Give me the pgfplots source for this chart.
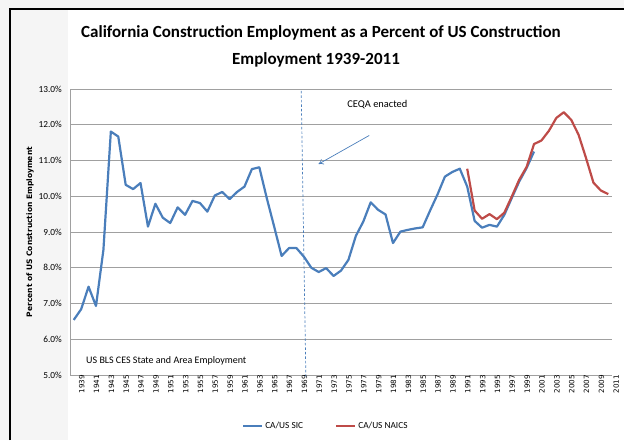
\documentclass[border=0pt]{standalone}
\usepackage{fontspec}
\setmainfont{Carlito}
\newfontfamily\dejavu{DejaVu Sans}
\usepackage{pgfplots}
\pgfplotsset{compat=1.18}
\usetikzlibrary{arrows.meta}
\definecolor{xlblue}{HTML}{4A7EBB}
\definecolor{xlred}{HTML}{BE4B48}
\definecolor{gridgray}{HTML}{A0A0A0}
\begin{document}
\begin{tikzpicture}[x=1pt,y=1pt]
\path[use as bounding box] (0,0) rectangle (624,440);
\fill[black!4] (0,0) rectangle (68,440);
\fill[black!4] (0,431) rectangle (624,440);
\begin{axis}[
  at={(70pt,65pt)}, anchor=south west,
  scale only axis, width=542pt, height=286pt,
  xmin=1938.5, xmax=2011.5, ymin=5, ymax=13,
  xtick={1939,1941,...,2011},
  ytick={5,6,...,13},
  major tick length=0pt,
  axis lines*=left,
  axis line style={gridgray, line width=0.9pt},
  ymajorgrids, grid style={gridgray, line width=0.9pt},
  /pgf/number format/assume math mode=true,
  /pgf/number format/1000 sep={},
  xticklabel style={rotate=90, anchor=east, font=\dejavu\fontsize{7.2}{8}\selectfont, inner sep=0pt, yshift=-8pt},
  yticklabel={\pgfmathprintnumber[fixed,fixed zerofill,precision=1]{\tick}\%},
  yticklabel style={font=\fontsize{9.3}{10}\selectfont, inner sep=0pt, xshift=-8pt},
  clip=false,
  legend columns=2,
  legend style={draw=none, fill=none, at={(0.472,-0.178)}, anchor=center,
    font=\fontsize{9.3}{10}\selectfont,
    /tikz/every even column/.append style={column sep=30pt}},
  legend image code/.code={\draw[#1] (0pt,0pt) -- (19pt,0pt);},
]
\addplot[xlblue, line width=2.2pt, line join=round] coordinates {
(1939,6.54) (1940,6.84) (1941,7.47) (1942,6.93) (1943,8.50) (1944,11.81)
(1945,11.67) (1946,10.32) (1947,10.20) (1948,10.37) (1949,9.15) (1950,9.79)
(1951,9.40) (1952,9.25) (1953,9.69) (1954,9.48) (1955,9.87) (1956,9.81)
(1957,9.57) (1958,10.02) (1959,10.12) (1960,9.92) (1961,10.12) (1962,10.27)
(1963,10.76) (1964,10.81) (1965,9.95) (1966,9.15) (1967,8.33) (1968,8.55)
(1969,8.55) (1970,8.31) (1971,8.00) (1972,7.88) (1973,7.99) (1974,7.77)
(1975,7.92) (1976,8.22) (1977,8.89) (1978,9.29) (1979,9.83) (1980,9.62)
(1981,9.49) (1982,8.69) (1983,9.01) (1984,9.06) (1985,9.10) (1986,9.13)
(1987,9.60) (1988,10.05) (1989,10.55) (1990,10.68) (1991,10.77) (1992,10.27)
(1993,9.31) (1994,9.12) (1995,9.20) (1996,9.15) (1997,9.48) (1998,9.95)
(1999,10.41) (2000,10.79) (2001,11.25)
};
\addlegendentry{CA/US SIC}
\addplot[xlred, line width=2.2pt, line join=round] coordinates {
(1992,10.77) (1993,9.60) (1994,9.37) (1995,9.50) (1996,9.36) (1997,9.54)
(1998,9.99) (1999,10.46) (2000,10.82) (2001,11.46) (2002,11.56) (2003,11.83)
(2004,12.19) (2005,12.35) (2006,12.14) (2007,11.72) (2008,11.07) (2009,10.38)
(2010,10.16) (2011,10.06)
};
\addlegendentry{CA/US NAICS}
\draw[xlblue, line width=0.7pt, dash pattern=on 2.5pt off 2pt] (axis cs:1969.64,12.95) -- (axis cs:1970.27,4.94);
\draw[xlblue, line width=0.7pt, -{To[length=5pt,width=6pt]}] (axis cs:1978.8,11.70) -- (axis cs:1971.97,10.90);
\node[font=\fontsize{10.4}{12}\selectfont] at (axis cs:1979.9,12.56) {CEQA enacted};
\node[font=\fontsize{10}{12}\selectfont, anchor=west, inner sep=0pt] at (axis cs:1940.66,5.39) {US BLS CES State and Area Employment};
\end{axis}
\node[font=\bfseries\fontsize{17}{20}\selectfont] at (321,407) {California Construction Employment as a Percent of US Construction};
\node[font=\bfseries\fontsize{17}{20}\selectfont] at (316,380) {Employment 1939-2011};
\node[rotate=90, font=\dejavu\bfseries\fontsize{7.5}{9}\selectfont] at (30,208) {Percent of US Construction Employment};
\draw[black, line width=2pt] (10,0) -- (10,431) -- (625,431);
\end{tikzpicture}
\end{document}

+ + + +

_DIRECTION_
Reproduce every line above as written, skipping pictures.

_FULL RESPONSE_
Give me the pgfplots source for this chart.
\documentclass[border=0pt]{standalone}
\usepackage{fontspec}
\setmainfont{Carlito}
\newfontfamily\dejavu{DejaVu Sans}
\usepackage{pgfplots}
\pgfplotsset{compat=1.18}
\usetikzlibrary{arrows.meta}
\definecolor{xlblue}{HTML}{4A7EBB}
\definecolor{xlred}{HTML}{BE4B48}
\definecolor{gridgray}{HTML}{A0A0A0}
\begin{document}
\begin{tikzpicture}[x=1pt,y=1pt]
\path[use as bounding box] (0,0) rectangle (624,440);
\fill[black!4] (0,0) rectangle (68,440);
\fill[black!4] (0,431) rectangle (624,440);
\begin{axis}[
  at={(70pt,65pt)}, anchor=south west,
  scale only axis, width=542pt, height=286pt,
  xmin=1938.5, xmax=2011.5, ymin=5, ymax=13,
  xtick={1939,1941,...,2011},
  ytick={5,6,...,13},
  major tick length=0pt,
  axis lines*=left,
  axis line style={gridgray, line width=0.9pt},
  ymajorgrids, grid style={gridgray, line width=0.9pt},
  /pgf/number format/assume math mode=true,
  /pgf/number format/1000 sep={},
  xticklabel style={rotate=90, anchor=east, font=\dejavu\fontsize{7.2}{8}\selectfont, inner sep=0pt, yshift=-8pt},
  yticklabel={\pgfmathprintnumber[fixed,fixed zerofill,precision=1]{\tick}\%},
  yticklabel style={font=\fontsize{9.3}{10}\selectfont, inner sep=0pt, xshift=-8pt},
  clip=false,
  legend columns=2,
  legend style={draw=none, fill=none, at={(0.472,-0.178)}, anchor=center,
    font=\fontsize{9.3}{10}\selectfont,
    /tikz/every even column/.append style={column sep=30pt}},
  legend image code/.code={\draw[#1] (0pt,0pt) -- (19pt,0pt);},
]
\addplot[xlblue, line width=2.2pt, line join=round] coordinates {
(1939,6.54) (1940,6.84) (1941,7.47) (1942,6.93) (1943,8.50) (1944,11.81)
(1945,11.67) (1946,10.32) (1947,10.20) (1948,10.37) (1949,9.15) (1950,9.79)
(1951,9.40) (1952,9.25) (1953,9.69) (1954,9.48) (1955,9.87) (1956,9.81)
(1957,9.57) (1958,10.02) (1959,10.12) (1960,9.92) (1961,10.12) (1962,10.27)
(1963,10.76) (1964,10.81) (1965,9.95) (1966,9.15) (1967,8.33) (1968,8.55)
(1969,8.55) (1970,8.31) (1971,8.00) (1972,7.88) (1973,7.99) (1974,7.77)
(1975,7.92) (1976,8.22) (1977,8.89) (1978,9.29) (1979,9.83) (1980,9.62)
(1981,9.49) (1982,8.69) (1983,9.01) (1984,9.06) (1985,9.10) (1986,9.13)
(1987,9.60) (1988,10.05) (1989,10.55) (1990,10.68) (1991,10.77) (1992,10.27)
(1993,9.31) (1994,9.12) (1995,9.20) (1996,9.15) (1997,9.48) (1998,9.95)
(1999,10.41) (2000,10.79) (2001,11.25)
};
\addlegendentry{CA/US SIC}
\addplot[xlred, line width=2.2pt, line join=round] coordinates {
(1992,10.77) (1993,9.60) (1994,9.37) (1995,9.50) (1996,9.36) (1997,9.54)
(1998,9.99) (1999,10.46) (2000,10.82) (2001,11.46) (2002,11.56) (2003,11.83)
(2004,12.19) (2005,12.35) (2006,12.14) (2007,11.72) (2008,11.07) (2009,10.38)
(2010,10.16) (2011,10.06)
};
\addlegendentry{CA/US NAICS}
\draw[xlblue, line width=0.7pt, dash pattern=on 2.5pt off 2pt] (axis cs:1969.64,12.95) -- (axis cs:1970.27,4.94);
\draw[xlblue, line width=0.7pt, -{To[length=5pt,width=6pt]}] (axis cs:1978.8,11.70) -- (axis cs:1971.97,10.90);
\node[font=\fontsize{10.4}{12}\selectfont] at (axis cs:1979.9,12.56) {CEQA enacted};
\node[font=\fontsize{10}{12}\selectfont, anchor=west, inner sep=0pt] at (axis cs:1940.66,5.39) {US BLS CES State and Area Employment};
\end{axis}
\node[font=\bfseries\fontsize{17}{20}\selectfont] at (321,407) {California Construction Employment as a Percent of US Construction};
\node[font=\bfseries\fontsize{17}{20}\selectfont] at (316,380) {Employment 1939-2011};
\node[rotate=90, font=\dejavu\bfseries\fontsize{7.5}{9}\selectfont] at (30,208) {Percent of US Construction Employment};
\draw[black, line width=2pt] (10,0) -- (10,431) -- (625,431);
\end{tikzpicture}
\end{document}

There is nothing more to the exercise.